PDP 80 is an AC type PDP of the surface discharge type for allowing the color display, and is composed of front and back glass substrates 11 and 21, a pair of first and second display electrodes Xn & Yn, a dielectric layer 17, a protection film 1, a back glass substrate 21, address electrodes A, separator walls 26, which may be referred to as a separator rib (or a barrier rib), fluorescent layers 28R, 28G & 28B, and a discharge gas enclosed in a discharge space 30 between the front and back glass substrates 11 & 21. Each of first and second display electrodes Xn & Yn is formed of a transparent electrode 41 of a relatively large width and a relatively narrow width metal electrode 42, which may be referred to as a bus electrode, for supplementing the electrical conductivity of the transparent electrode 41. First and second display electrodes Xn & Yn, in a pair, provide the above-mentioned line. Address electrode A extends along a row direction, orthogonal to the line direction, to cross the display electrodes Xn & Yn, and a voltage applied therebetween causes a discharge with respect to the second display electrode Yn in order to control wall charges upon dielectric layer 17 at the crossing point.
Separator walls 26 are straight and parallel when looked down thereat, and are arranged with an equal space measured in the extending direction of display electrodes Xn & Yn, that is, measured in the line direction of the display screen. Discharge space 30 is thus divided by the plural separator walls 26 so as to provide a channel therebetween for each unit display element EU, which is referred to hereinafter as a sub-pixel, divided in the line direction. The height of discharge space 30 is uniform throughout the display area.
Upon an application of a predetermined voltage to between the first and second display electrodes Xn & Yn in pair, an electric discharge takes place therebetween along the surface of dielectric layer 17 at a sub-pixel which has been addressed in the address period, so that fluorescent layer 28R, 28G or 28B in the addressed sub-pixel is excited to emit a light by an ultraviolet ray emitted from the discharge gas.
In the prior art structure shown in FIGS. 1 and 2, the distance d between a second display electrode Yn of one line (n) and the next first display electrode Xn+1 of the next line (n+1) had to be larger than a surface discharge gap g, which is a clearance between the paired display electrodes Xn and Yn, in order prevent an interference between the adjacent lines.
Therefore, there was a problem in that the area of non-luminant region, or portion, in the display screen was relatively large, resulting in a deterioration of the brightness of the whole screen.

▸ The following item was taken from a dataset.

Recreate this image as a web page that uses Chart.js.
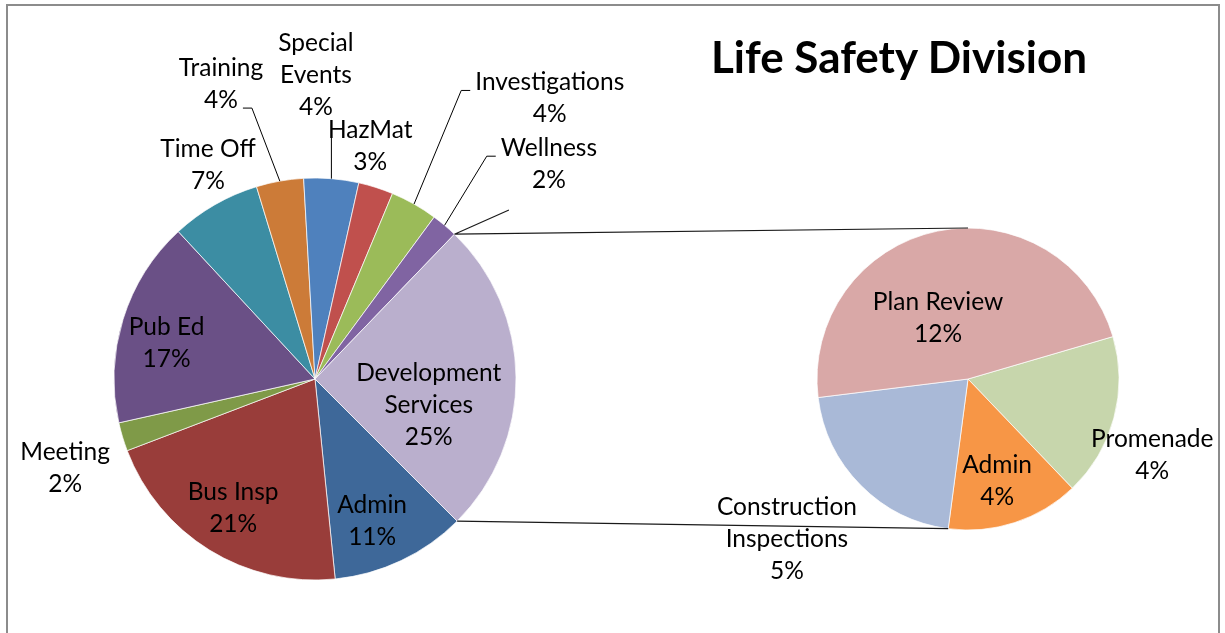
<!DOCTYPE html>
<html>
<head>
<meta charset="utf-8">
<script src="https://cdn.jsdelivr.net/npm/chart.js@4.4.0/dist/chart.umd.min.js"></script>
<style>
  html, body { margin: 0; padding: 0; background: #fff; }
  #wrap { position: relative; width: 1225px; height: 633px; overflow: hidden; background: #fff; }
  #frame { position: absolute; left: 6px; top: 4px; width: 1210px; height: 700px; border: 2px solid #8c8c8c; }
  canvas { position: absolute; left: 0; top: 0; }
  #title { position: absolute; left: 600px; width: 598px; top: 30px; line-height: 44px; text-align: center;
           font: bold 44px Lato, sans-serif; color: #000; }
</style>
</head>
<body>
<div id="wrap">
  <div id="frame"></div>
  <canvas id="mainPie" width="1225" height="633"></canvas>
  <canvas id="subPie" width="1225" height="633"></canvas>
  <div id="title">Life Safety Division</div>
</div>
<script>
// Life Safety Division — pie of pie (Development Services split out)
const MAIN_LABELS = ['Admin', 'Bus Insp', 'Meeting', 'Pub Ed', 'Time Off', 'Training', 'Special\nEvents',
                     'HazMat', 'Investigations', 'Wellness', 'Development\nServices'];
const MAIN_VALUES = [10.9, 20.8, 2.3, 16.6, 7.2, 3.8, 4.4, 2.8, 3.8, 2.1, 25.3];
const SUB_LABELS = ['Promenade', 'Admin', 'Construction\nInspections', 'Plan Review'];
const SUB_VALUES = [4.4, 3.6, 5.3, 12.0];

const MAIN_COLORS = ['#3E6899', '#993D3A', '#7F9A48', '#6A5086', '#3C8DA3', '#CC7B38', '#4F81BD',
                     '#C0504D', '#9BBB59', '#8064A2', '#BAAFCD'];
const SUB_COLORS = ['#C7D6AC', '#F79646', '#A9B9D7', '#D9A8A7'];

// label placement: distance (x radius) and angle shift (deg) from slice middle
const MAIN_DIST  = [0.76, 0.76, 1.32, 0.76, 1.19, 1.54, 1.51, 1.19, 1.82, 1.58, 0.58];
const MAIN_SHIFT = [3.4, 0.7, -2.9, -3.6, 3.3, -7.6, -4.5, -4.3, 10.4, 7.3, 13.3];
const MAIN_LEADER = [-1, -1, -1, -1, -1, 1, 2, -1, 0, 0, -1];   // line of label the leader hooks on
const SUB_DIST  = [1.32, 0.70, 1.60, 0.45];
const SUB_SHIFT = [7.4, 2.1, 3.3, -14.5];
const DEV_INDEX = 10;
const SUB_BOTTOM_INDEX = 1;   // connector meets the secondary pie at the end of this slice

const LABEL_FONT = '24.5px Lato, sans-serif';
const LINE_H = 32;
const TOTAL = MAIN_VALUES.reduce((a, v) => a + v, 0);
const rad = d => d * Math.PI / 180;

function arcProps(arc) { return arc.getProps(['x', 'y', 'startAngle', 'endAngle', 'outerRadius'], true); }
function rim(p, ang, f) { return { x: p.x + Math.cos(ang) * p.outerRadius * (f || 1), y: p.y + Math.sin(ang) * p.outerRadius * (f || 1) }; }

function drawLabels(chart, names, values, dist, shift, leaders) {
  const ctx = chart.ctx;
  const meta = chart.getDatasetMeta(0);
  ctx.save();
  ctx.font = LABEL_FONT;
  ctx.fillStyle = '#000';
  ctx.textAlign = 'center';
  ctx.textBaseline = 'middle';
  meta.data.forEach((arc, i) => {
    const p = arcProps(arc);
    const mid = (p.startAngle + p.endAngle) / 2;
    const c = rim(p, mid + rad(shift[i]), dist[i]);
    const lines = names[i].split('\n').concat(Math.round(values[i] / TOTAL * 100) + '%');
    const h = lines.length * LINE_H;
    const widths = lines.map(l => ctx.measureText(l).width);
    const w = Math.max(...widths);
    lines.forEach((l, k) => ctx.fillText(l, c.x, c.y - h / 2 + LINE_H * (k + 0.5)));

    const li = leaders ? leaders[i] : -1;
    if (li < 0) return;
    const t = rim(p, mid);
    ctx.strokeStyle = '#000';
    ctx.lineWidth = 1;
    ctx.beginPath();
    if (t.x > c.x - w / 2 && t.x < c.x + w / 2) {
      ctx.moveTo(t.x, c.y + h / 2 + 1);
      ctx.lineTo(t.x, t.y);
    } else {
      const side = t.x < c.x ? -1 : 1;
      const ex = c.x + side * (widths[li] / 2 + 5);
      const ey = c.y - h / 2 + LINE_H * (li + 0.5) + 8;
      ctx.moveTo(ex, ey);
      ctx.lineTo(ex + side * 9, ey);
      ctx.lineTo(t.x, t.y);
    }
    ctx.stroke();
  });
  ctx.restore();
}

function pieOptions(rotation, radius, padding) {
  return {
    responsive: false,
    animation: false,
    devicePixelRatio: 1,
    rotation: rotation,
    radius: radius,
    events: [],
    layout: { padding: padding },
    plugins: { legend: { display: false }, tooltip: { enabled: false } }
  };
}

const mainChart = new Chart(document.getElementById('mainPie'), {
  type: 'pie',
  data: {
    labels: MAIN_LABELS,
    datasets: [{ data: MAIN_VALUES, backgroundColor: MAIN_COLORS, borderColor: 'rgba(255,255,255,0.7)', borderWidth: 1 }]
  },
  options: pieOptions(135, 201, { left: 114, right: 709, top: 178, bottom: 53 }),
  plugins: [{
    id: 'mainLabels',
    afterDatasetsDraw(chart) {
      drawLabels(chart, MAIN_LABELS, MAIN_VALUES, MAIN_DIST, MAIN_SHIFT, MAIN_LEADER);
    }
  }]
});

new Chart(document.getElementById('subPie'), {
  type: 'pie',
  data: {
    labels: SUB_LABELS,
    datasets: [{ data: SUB_VALUES, backgroundColor: SUB_COLORS, borderColor: 'rgba(255,255,255,0.7)', borderWidth: 1 }]
  },
  options: pieOptions(73.7, 151, { left: 817, right: 106, top: 228, bottom: 103 }),
  plugins: [{
    id: 'subLabels',
    afterDatasetsDraw(chart) {
      drawLabels(chart, SUB_LABELS, SUB_VALUES, SUB_DIST, SUB_SHIFT, null);
      // connector lines from the Development Services slice to the secondary pie
      const dev = arcProps(mainChart.getDatasetMeta(0).data[DEV_INDEX]);
      const sub = arcProps(chart.getDatasetMeta(0).data[SUB_BOTTOM_INDEX]);
      const ctx = chart.ctx;
      const s = rim(dev, dev.startAngle);
      const e = rim(dev, dev.endAngle);
      const top = rim(sub, -Math.PI / 2);
      const bot = rim(sub, sub.endAngle);
      const stub = rim(dev, dev.startAngle + rad(5), 1.28);
      ctx.save();
      ctx.strokeStyle = '#1a1a1a';
      ctx.lineWidth = 1.2;
      ctx.beginPath();
      ctx.moveTo(s.x, s.y); ctx.lineTo(top.x, top.y);
      ctx.moveTo(e.x, e.y); ctx.lineTo(bot.x, bot.y);
      ctx.moveTo(s.x, s.y); ctx.lineTo(stub.x, stub.y);
      ctx.stroke();
      ctx.restore();
    }
  }]
});
</script>
</body>
</html>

There was also a problem in that the discharge in one line was apt to invade, along the row direction, the adjacent line, i.e. to interfere with the adjacent line, resulting in an obscure outline of the sub-pixel.
In addition, due to the sub-pixels EU for each of three colors being aligned on a single line, the width w of each sub-pixel EU measured along the line direction is one third of the pixel pitch ph. Therefore, it was difficult to further decrease the pixel pitch ph.
In order to solve the above problems, there was considered a mesh pattern of the separator walls as disclosed in Japanese Provisional Patent Publication Hei 3-84831. However, because discharge space 30 is divided into each sub-pixel which is divided not only in the line direction but also in the row direction, it was difficult to secure the reliability of the discharge control in driving the cells, and it was also difficult to properly coat the fluorescence layer and to clean up the inside of the divided cells.